Extracted data entries
━━━━━━━━

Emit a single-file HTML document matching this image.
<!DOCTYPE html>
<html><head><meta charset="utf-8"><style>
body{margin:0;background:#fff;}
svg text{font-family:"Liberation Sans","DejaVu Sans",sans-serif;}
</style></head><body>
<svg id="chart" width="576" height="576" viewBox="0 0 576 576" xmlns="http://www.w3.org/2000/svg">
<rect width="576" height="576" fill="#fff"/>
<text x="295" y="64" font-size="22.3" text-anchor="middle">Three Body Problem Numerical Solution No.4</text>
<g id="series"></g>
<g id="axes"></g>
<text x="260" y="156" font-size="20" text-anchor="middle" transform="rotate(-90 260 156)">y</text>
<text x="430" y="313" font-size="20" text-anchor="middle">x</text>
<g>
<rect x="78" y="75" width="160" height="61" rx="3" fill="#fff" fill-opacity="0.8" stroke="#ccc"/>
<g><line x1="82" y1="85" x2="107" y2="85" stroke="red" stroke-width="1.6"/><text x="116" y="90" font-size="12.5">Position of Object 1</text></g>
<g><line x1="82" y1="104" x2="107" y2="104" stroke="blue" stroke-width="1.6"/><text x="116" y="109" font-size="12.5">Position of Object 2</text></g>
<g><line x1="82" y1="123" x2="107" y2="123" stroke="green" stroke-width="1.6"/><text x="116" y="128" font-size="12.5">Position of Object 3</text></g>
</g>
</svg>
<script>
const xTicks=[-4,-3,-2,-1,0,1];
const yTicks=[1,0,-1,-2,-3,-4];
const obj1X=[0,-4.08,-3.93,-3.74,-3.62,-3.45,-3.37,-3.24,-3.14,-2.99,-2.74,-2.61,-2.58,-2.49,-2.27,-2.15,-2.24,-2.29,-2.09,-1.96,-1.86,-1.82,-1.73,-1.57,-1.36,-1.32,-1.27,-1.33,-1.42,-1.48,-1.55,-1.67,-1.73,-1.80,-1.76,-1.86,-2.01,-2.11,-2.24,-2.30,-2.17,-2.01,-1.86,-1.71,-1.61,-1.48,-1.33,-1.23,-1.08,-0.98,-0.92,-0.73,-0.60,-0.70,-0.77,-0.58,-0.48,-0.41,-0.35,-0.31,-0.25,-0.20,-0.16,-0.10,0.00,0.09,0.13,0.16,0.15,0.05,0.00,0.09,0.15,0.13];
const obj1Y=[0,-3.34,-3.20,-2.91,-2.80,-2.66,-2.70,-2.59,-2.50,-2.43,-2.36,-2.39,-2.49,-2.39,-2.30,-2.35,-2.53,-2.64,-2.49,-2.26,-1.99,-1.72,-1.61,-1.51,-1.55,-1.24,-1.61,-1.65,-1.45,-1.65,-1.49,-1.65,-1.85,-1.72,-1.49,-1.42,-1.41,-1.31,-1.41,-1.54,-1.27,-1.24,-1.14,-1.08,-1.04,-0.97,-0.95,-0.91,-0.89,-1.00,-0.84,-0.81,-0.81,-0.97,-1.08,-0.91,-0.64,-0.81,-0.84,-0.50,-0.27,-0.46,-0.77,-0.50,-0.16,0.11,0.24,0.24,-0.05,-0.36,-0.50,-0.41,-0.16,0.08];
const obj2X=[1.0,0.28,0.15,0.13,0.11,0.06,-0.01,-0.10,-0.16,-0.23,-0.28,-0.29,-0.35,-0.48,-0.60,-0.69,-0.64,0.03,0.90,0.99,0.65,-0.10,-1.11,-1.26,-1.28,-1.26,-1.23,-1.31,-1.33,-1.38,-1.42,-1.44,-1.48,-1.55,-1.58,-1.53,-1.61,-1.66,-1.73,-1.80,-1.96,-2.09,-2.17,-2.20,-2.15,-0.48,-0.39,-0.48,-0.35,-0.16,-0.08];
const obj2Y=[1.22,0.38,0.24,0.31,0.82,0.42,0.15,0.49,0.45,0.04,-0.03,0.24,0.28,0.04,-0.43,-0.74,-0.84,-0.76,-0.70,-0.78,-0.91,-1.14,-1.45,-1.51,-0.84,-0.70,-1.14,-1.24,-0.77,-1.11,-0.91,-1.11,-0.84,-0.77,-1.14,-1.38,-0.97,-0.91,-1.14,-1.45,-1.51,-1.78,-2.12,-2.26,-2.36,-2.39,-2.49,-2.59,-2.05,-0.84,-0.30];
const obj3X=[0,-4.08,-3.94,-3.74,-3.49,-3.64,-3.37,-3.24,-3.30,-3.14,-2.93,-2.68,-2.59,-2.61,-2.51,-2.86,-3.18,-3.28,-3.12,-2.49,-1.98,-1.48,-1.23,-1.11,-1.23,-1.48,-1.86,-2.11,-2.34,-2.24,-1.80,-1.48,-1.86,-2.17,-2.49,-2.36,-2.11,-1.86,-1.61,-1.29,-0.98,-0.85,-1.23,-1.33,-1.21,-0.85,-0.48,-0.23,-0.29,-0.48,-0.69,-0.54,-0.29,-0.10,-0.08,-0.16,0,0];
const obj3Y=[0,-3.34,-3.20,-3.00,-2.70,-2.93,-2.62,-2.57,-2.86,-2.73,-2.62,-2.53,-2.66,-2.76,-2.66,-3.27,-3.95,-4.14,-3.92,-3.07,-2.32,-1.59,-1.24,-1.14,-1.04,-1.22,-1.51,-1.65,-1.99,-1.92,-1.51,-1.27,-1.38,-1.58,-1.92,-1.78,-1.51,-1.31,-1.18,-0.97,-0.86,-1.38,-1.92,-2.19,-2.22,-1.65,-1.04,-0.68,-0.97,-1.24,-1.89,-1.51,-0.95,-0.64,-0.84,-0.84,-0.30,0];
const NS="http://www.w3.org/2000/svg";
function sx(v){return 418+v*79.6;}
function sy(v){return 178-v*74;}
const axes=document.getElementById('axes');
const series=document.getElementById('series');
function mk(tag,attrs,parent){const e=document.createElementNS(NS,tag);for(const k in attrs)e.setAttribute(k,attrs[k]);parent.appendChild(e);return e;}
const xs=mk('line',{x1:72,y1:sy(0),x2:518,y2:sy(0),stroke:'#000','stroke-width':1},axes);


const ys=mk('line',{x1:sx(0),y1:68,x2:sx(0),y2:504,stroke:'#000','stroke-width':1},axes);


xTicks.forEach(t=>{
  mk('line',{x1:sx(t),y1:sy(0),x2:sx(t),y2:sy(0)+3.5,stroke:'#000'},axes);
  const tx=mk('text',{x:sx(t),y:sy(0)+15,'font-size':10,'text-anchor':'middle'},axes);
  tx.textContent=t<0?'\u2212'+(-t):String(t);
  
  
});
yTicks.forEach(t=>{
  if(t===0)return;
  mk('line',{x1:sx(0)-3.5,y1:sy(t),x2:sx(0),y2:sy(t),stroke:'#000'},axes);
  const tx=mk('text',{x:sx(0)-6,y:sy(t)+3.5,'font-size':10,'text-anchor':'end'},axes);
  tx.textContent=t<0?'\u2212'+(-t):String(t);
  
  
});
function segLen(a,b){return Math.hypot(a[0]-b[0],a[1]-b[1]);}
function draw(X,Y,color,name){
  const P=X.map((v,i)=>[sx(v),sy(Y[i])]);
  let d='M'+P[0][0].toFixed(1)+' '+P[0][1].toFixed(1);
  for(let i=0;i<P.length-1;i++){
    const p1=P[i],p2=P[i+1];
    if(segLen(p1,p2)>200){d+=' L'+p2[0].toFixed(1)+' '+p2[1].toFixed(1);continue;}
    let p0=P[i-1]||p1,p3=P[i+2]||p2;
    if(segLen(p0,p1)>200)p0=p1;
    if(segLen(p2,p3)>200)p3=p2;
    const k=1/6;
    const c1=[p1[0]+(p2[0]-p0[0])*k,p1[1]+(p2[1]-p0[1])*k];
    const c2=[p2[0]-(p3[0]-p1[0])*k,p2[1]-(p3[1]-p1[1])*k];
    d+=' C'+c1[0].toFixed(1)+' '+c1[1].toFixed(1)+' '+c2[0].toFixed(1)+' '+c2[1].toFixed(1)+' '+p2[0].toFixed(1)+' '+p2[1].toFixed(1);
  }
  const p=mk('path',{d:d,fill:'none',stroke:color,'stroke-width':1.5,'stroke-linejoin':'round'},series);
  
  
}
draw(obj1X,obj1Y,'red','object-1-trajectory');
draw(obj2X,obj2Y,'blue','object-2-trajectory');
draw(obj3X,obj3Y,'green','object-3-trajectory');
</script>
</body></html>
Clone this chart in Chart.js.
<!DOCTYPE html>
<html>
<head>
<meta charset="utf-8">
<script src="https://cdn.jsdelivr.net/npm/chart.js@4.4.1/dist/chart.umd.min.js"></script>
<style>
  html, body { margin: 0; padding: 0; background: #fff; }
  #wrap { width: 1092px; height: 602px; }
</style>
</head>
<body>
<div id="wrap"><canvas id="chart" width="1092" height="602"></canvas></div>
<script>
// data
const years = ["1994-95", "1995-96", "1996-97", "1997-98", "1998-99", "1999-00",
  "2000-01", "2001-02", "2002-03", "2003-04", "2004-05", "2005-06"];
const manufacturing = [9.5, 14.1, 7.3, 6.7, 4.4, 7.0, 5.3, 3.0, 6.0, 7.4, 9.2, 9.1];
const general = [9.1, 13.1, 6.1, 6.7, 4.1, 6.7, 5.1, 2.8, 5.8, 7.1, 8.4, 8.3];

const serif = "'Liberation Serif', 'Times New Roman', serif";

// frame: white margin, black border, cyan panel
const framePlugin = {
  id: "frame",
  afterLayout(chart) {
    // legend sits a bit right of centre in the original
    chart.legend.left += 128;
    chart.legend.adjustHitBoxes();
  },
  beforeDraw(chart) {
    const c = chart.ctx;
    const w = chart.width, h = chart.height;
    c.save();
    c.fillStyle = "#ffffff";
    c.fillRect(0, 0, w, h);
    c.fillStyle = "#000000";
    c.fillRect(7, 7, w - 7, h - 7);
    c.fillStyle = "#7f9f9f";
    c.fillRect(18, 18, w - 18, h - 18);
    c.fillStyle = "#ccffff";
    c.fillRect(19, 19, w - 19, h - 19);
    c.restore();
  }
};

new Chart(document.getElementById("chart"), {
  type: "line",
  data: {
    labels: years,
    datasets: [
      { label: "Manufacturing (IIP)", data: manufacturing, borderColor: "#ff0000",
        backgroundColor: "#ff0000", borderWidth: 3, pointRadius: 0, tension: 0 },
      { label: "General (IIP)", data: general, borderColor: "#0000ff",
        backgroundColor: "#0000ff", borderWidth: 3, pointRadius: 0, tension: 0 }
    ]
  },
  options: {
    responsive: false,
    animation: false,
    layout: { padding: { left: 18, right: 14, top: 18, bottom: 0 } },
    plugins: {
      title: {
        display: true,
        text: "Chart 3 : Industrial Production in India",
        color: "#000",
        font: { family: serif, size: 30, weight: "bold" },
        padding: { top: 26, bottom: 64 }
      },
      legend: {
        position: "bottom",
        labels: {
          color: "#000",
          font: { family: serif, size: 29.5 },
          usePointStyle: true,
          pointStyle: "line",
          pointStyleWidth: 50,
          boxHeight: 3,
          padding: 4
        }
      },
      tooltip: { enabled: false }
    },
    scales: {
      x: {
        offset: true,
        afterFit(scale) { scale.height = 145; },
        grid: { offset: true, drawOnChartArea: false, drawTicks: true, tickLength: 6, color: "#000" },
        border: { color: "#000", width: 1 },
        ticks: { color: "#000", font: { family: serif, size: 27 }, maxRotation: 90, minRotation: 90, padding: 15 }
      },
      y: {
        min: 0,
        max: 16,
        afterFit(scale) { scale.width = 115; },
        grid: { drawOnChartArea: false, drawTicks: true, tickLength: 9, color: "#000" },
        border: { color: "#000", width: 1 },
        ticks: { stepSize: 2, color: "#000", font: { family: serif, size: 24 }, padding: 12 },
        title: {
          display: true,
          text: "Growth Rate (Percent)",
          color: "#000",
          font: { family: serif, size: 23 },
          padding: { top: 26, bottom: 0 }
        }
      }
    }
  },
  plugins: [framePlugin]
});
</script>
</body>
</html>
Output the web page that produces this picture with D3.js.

━━━━━━━━

Instructions to follow
What do the lines above say from the one containing "Clone this chart in Chart.js." down to the one containing "Serif', 'Times New"? Return them exactly, both end lines included, and only them.

Solution to the exercise
Clone this chart in Chart.js.
<!DOCTYPE html>
<html>
<head>
<meta charset="utf-8">
<script src="https://cdn.jsdelivr.net/npm/chart.js@4.4.1/dist/chart.umd.min.js"></script>
<style>
  html, body { margin: 0; padding: 0; background: #fff; }
  #wrap { width: 1092px; height: 602px; }
</style>
</head>
<body>
<div id="wrap"><canvas id="chart" width="1092" height="602"></canvas></div>
<script>
// data
const years = ["1994-95", "1995-96", "1996-97", "1997-98", "1998-99", "1999-00",
  "2000-01", "2001-02", "2002-03", "2003-04", "2004-05", "2005-06"];
const manufacturing = [9.5, 14.1, 7.3, 6.7, 4.4, 7.0, 5.3, 3.0, 6.0, 7.4, 9.2, 9.1];
const general = [9.1, 13.1, 6.1, 6.7, 4.1, 6.7, 5.1, 2.8, 5.8, 7.1, 8.4, 8.3];

const serif = "'Liberation Serif', 'Times New Roman', serif";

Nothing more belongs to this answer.